Previous research by scientists at The Scripps Research Institute in Florida offers a potential explanation for the virus’s altering traits. 
They found the mutated version D614G has four to five times more ‘spikes’ that protrude from the viral surface, allowing it to latch onto human cells. These so-called S spikes are crucial in how the virus invades a cell.

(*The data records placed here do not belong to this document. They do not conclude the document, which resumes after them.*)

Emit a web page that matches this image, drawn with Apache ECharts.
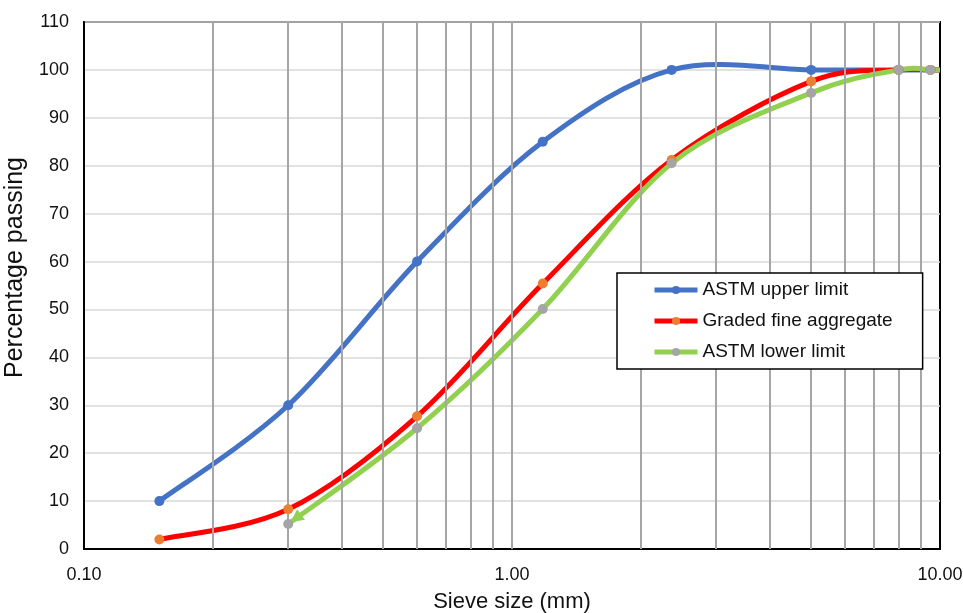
<!DOCTYPE html>
<html>
<head>
<meta charset="utf-8">
<script src="https://cdn.jsdelivr.net/npm/echarts@6/dist/echarts.min.js"></script>
<style>
html,body{margin:0;padding:0;background:#fff;}
#chart{width:963px;height:613px;}
</style>
</head>
<body>
<div id="chart"></div>
<script>
// Sieve sizes (mm) and percentage passing
const sieveUpper = [0.15, 0.3, 0.6, 1.18, 2.36, 5, 8, 9.5, 10];
const upperLimit = [10, 30, 60, 85, 100, 100, 100, 100, 100];

const sieveGraded = [0.15, 0.3, 0.6, 1.18, 2.36, 5, 8, 9.5, 10];
const gradedFine = [2, 8.3, 27.7, 55.4, 81.2, 97.6, 100, 100, 100];

const sieveLower = [0.3, 0.6, 1.18, 2.36, 5, 8, 9.5, 10];
const lowerLimit = [5.2, 25.2, 50.1, 80.5, 95.2, 100, 100, 100];

const minorGrid = [0.2, 0.3, 0.4, 0.5, 0.6, 0.7, 0.8, 0.9, 1, 2, 3, 4, 5, 6, 7, 8, 9];
const yTicks = [0, 10, 20, 30, 40, 50, 60, 70, 80, 90, 100, 110];

const seriesNames = ['ASTM upper limit', 'Graded fine aggregate', 'ASTM lower limit'];
const lineColors = ['#4472C4', '#FF0000', '#92D050'];
const markerColors = ['#4472C4', '#ED7D31', '#A5A5A5'];

function pairs(xs, ys) {
  return xs.map((x, i) => {
    const d = { value: [x, ys[i]] };
    if (x >= 10) d.symbol = 'none';
    return d;
  });
}

// Excel-like smoothed curve (Catmull-Rom style, tangent /6) in pixel space
function curvePts(api, xs, ys) {
  return xs.map((x, i) => api.coord([x, ys[i]]));
}
function curvePath(p) {
  const n = p.length;
  let d = 'M' + p[0][0] + ' ' + p[0][1];
  for (let i = 0; i < n - 1; i++) {
    const p0 = p[Math.max(i - 1, 0)], p1 = p[i], p2 = p[i + 1], p3 = p[Math.min(i + 2, n - 1)];
    const c1 = [p1[0] + (p2[0] - p0[0]) / 6, p1[1] + (p2[1] - p0[1]) / 6];
    const c2 = [p2[0] - (p3[0] - p1[0]) / 6, p2[1] - (p3[1] - p1[1]) / 6];
    d += ' C' + c1[0] + ' ' + c1[1] + ' ' + c2[0] + ' ' + c2[1] + ' ' + p2[0] + ' ' + p2[1];
  }
  return d;
}

function curveSeries(idx, xs, ys, withArrow) {
  return {
    type: 'custom',
    name: '_curve' + idx,
    coordinateSystem: 'cartesian2d',
    clip: true,
    silent: true,
    z: 2 + idx * 0.1,
    data: [[xs[0], ys[0]]],
    encode: { x: 0, y: 1 },
    renderItem: function (params, api) {
      const p = curvePts(api, xs, ys);
      const children = [{
        type: 'path',
        shape: { pathData: curvePath(p) },
        style: { stroke: lineColors[idx], lineWidth: 5, fill: 'none', lineCap: 'round', lineJoin: 'round' }
      }];
      if (withArrow) {
        const a = p[0], b = p[1];
        const dx = b[0] - a[0], dy = b[1] - a[1];
        const L = Math.sqrt(dx * dx + dy * dy);
        const ux = dx / L, uy = dy / L, nx = -uy, ny = ux;
        const tip = [a[0] + ux * 3, a[1] + uy * 3];
        const base = [tip[0] + ux * 13, tip[1] + uy * 13];
        children.push({
          type: 'polygon',
          shape: { points: [tip, [base[0] + nx * 6.5, base[1] + ny * 6.5], [base[0] - nx * 6.5, base[1] - ny * 6.5]] },
          style: { fill: lineColors[idx] }
        });
      }
      return { type: 'group', children: children };
    }
  };
}

function markerSeries(idx, xs, ys) {
  return {
    name: seriesNames[idx], type: 'line',
    data: pairs(xs, ys),
    symbol: 'circle', symbolSize: 10, showSymbol: true,
    lineStyle: { color: lineColors[idx], width: 5, opacity: 0 },
    itemStyle: { color: markerColors[idx] },
    z: 5 + idx
  };
}

const FONT = 'Liberation Sans, Arial, sans-serif';
const chart = echarts.init(document.getElementById('chart'), null, { renderer: 'canvas' });

chart.setOption({
  animation: false,
  backgroundColor: '#fff',
  textStyle: { fontFamily: FONT },
  grid: {
    left: 84, right: 23, top: 22, bottom: 64,
    containLabel: false, outerBoundsMode: 'none',
    show: true, borderColor: '#000', borderWidth: 2, backgroundColor: 'transparent'
  },
  legend: {
    z: 20,
    data: seriesNames.map((n, i) => ({
      name: n,
      lineStyle: { color: lineColors[i], width: 5, opacity: 1 },
      itemStyle: { color: markerColors[i] }
    })),
    orient: 'vertical',
    left: 617, top: 273,
    backgroundColor: '#fff',
    borderColor: '#000', borderWidth: 1.5,
    padding: [7, 30, 7, 35],
    itemWidth: 43, itemHeight: 10, itemGap: 11,
    textStyle: { fontFamily: FONT, fontSize: 19, color: '#111', lineHeight: 20 }
  },
  xAxis: {
    type: 'log', logBase: 10, min: 0.1, max: 10,
    name: 'Sieve size (mm)', nameLocation: 'middle', nameGap: 42,
    nameTextStyle: { fontFamily: FONT, fontSize: 22, color: '#111' },
    axisLine: { lineStyle: { color: '#000', width: 2 } },
    axisTick: { show: false },
    splitLine: { show: false },
    axisLabel: { fontFamily: FONT, fontSize: 18, color: '#111', margin: 17,
      formatter: v => Number(v).toFixed(2) }
  },
  yAxis: {
    type: 'value', min: 0, max: 110, interval: 10,
    name: 'Percentage passing', nameLocation: 'middle', nameGap: 51,
    nameTextStyle: { fontFamily: FONT, fontSize: 25, color: '#111', padding: [0, 0, 0, 36] },
    axisLine: { show: true, lineStyle: { color: '#000', width: 2 } },
    axisTick: { show: false },
    splitLine: { show: true, lineStyle: { color: '#d9d9d9', width: 1.5 } },
    axisLabel: { fontFamily: FONT, fontSize: 18, color: '#111', margin: 15,
      formatter: v => (yTicks.indexOf(v) >= 0 ? String(v) : '') }
  },
  series: [
    {
      name: '_grid', type: 'line', data: [], z: 1, silent: true,
      markLine: {
        silent: true, symbol: 'none', animation: false,
        label: { show: false },
        lineStyle: { color: '#a6a6a6', width: 2, type: 'solid' },
        data: minorGrid.map(v => ({ xAxis: v }))
      }
    },
    curveSeries(0, sieveUpper, upperLimit, false),
    curveSeries(1, sieveGraded, gradedFine, false),
    curveSeries(2, sieveLower, lowerLimit, true),
    markerSeries(0, sieveUpper, upperLimit),
    markerSeries(1, sieveGraded, gradedFine),
    markerSeries(2, sieveLower, lowerLimit)
  ]
});
</script>
</body>
</html>
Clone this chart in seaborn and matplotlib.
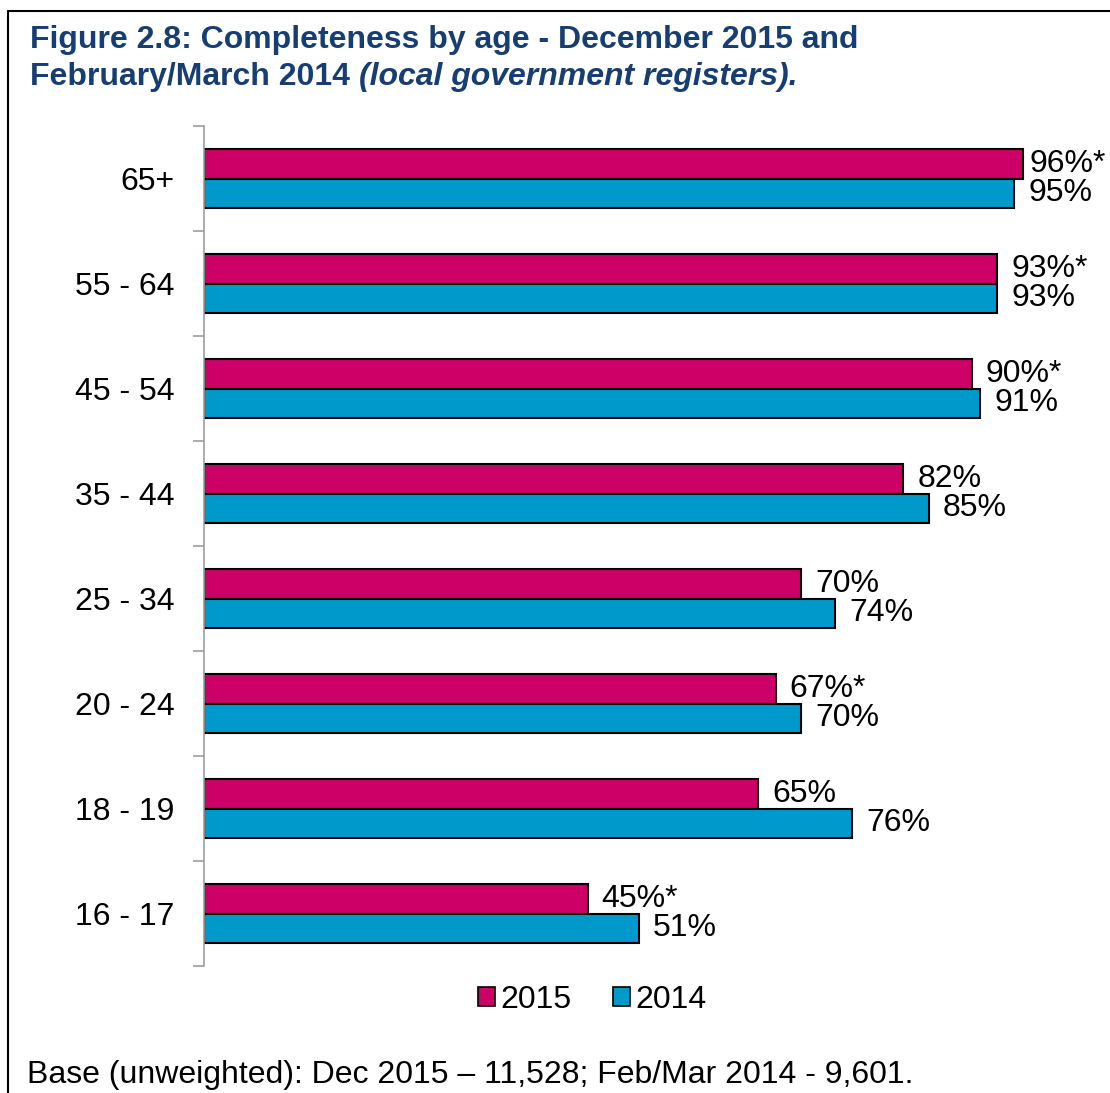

They trick receptors called ACE2 on the surface of human cells into binding with the virus.
This opens the door for the coronavirus to infect the cell where it thrives, multiplies and wreaks havoc.
However, the original coronavirus which first jumped into humans had a spike which often snapped off when trying to fuse with the receptor. 


The mutated strain, they say, is more robust and less likely to snap, making it better at infecting cells.
Although the mutation makes the virus better at infecting cells, it does not appear to make it any more potent or deadly. 
This, researchers suggest, could be because the spike had nothing to do with the virus’s ability to reproduce – to replicate – once it was inside the body. 
The process of reproduction, and using the body’s resources to achieve this, is how the coronavirus causes illness and happens when the pathogen is already inside a cell and is an independent process to initial infection.  
Researchers in the UK and US had in May noted that the mutated version of the virus had become ‘the dominant pandemic form in many countries’, including the then- hotspots of Italy, the US and the UK. 


They said it was first found in Germany in February and had since become the most common form of the virus in patients worldwide – it appears to force out the older version whenever they clash.
Viruses mutate naturally all the time and it is not usually cause for alarm but should be studied in case they change so much they become unrecognisable to the body and immunity from a first infection cannot protect against them, as is the case with flu.
A study done by scientists at the University of Sheffield and Los Alamos National Laboratory, New Mexico, found that the original virus made up the vast majority of all Covid-19 infections in China, and Asia as a whole, and also seemed to be the first version of the virus to appear in the countries they studied.
However, the mutated version started to appear soon after in Europe and North America in particular, before going on to take over as the dominant virus.


Scientists have been focusing much of their research on understanding the interaction between the glycoprotein viral spike and the ACE2 receptor. 
It is hoped that a deep understanding of this will allow either therapeutics or a vaccine to be created which can help cure or prevent COVID-19. 
For example, specific points on the spike are the landing sites for the ACE2 receptor, and spotting these allows researchers to try and inhibit them, so the virus can not latch on to human cells. 
Investigations into other coronaviruses found that these sites, known as receptor binding domains, are completely different to the virus’s closest cousins. 


In dozens of other coronavirus circulating in bats, none had the same sites and would therefore be very unlikely to bind to ACE2, rendering them harmless to humans.
In fact, high-resolution images reveal the spike on the surface of SARS-CoV-2 is 97 per cent identical to the spike on the coronavirus it most closely resembles, called RaTG13, which is found in bats.
However, the slight differences make SARS-CoV-2 far more stable and 1,000 times more infectious in humans.  
Genetic analysis found the SARS-CoV-2 virus is unique, and evolved around 70 years ago, but never before made the jump from bats to humans.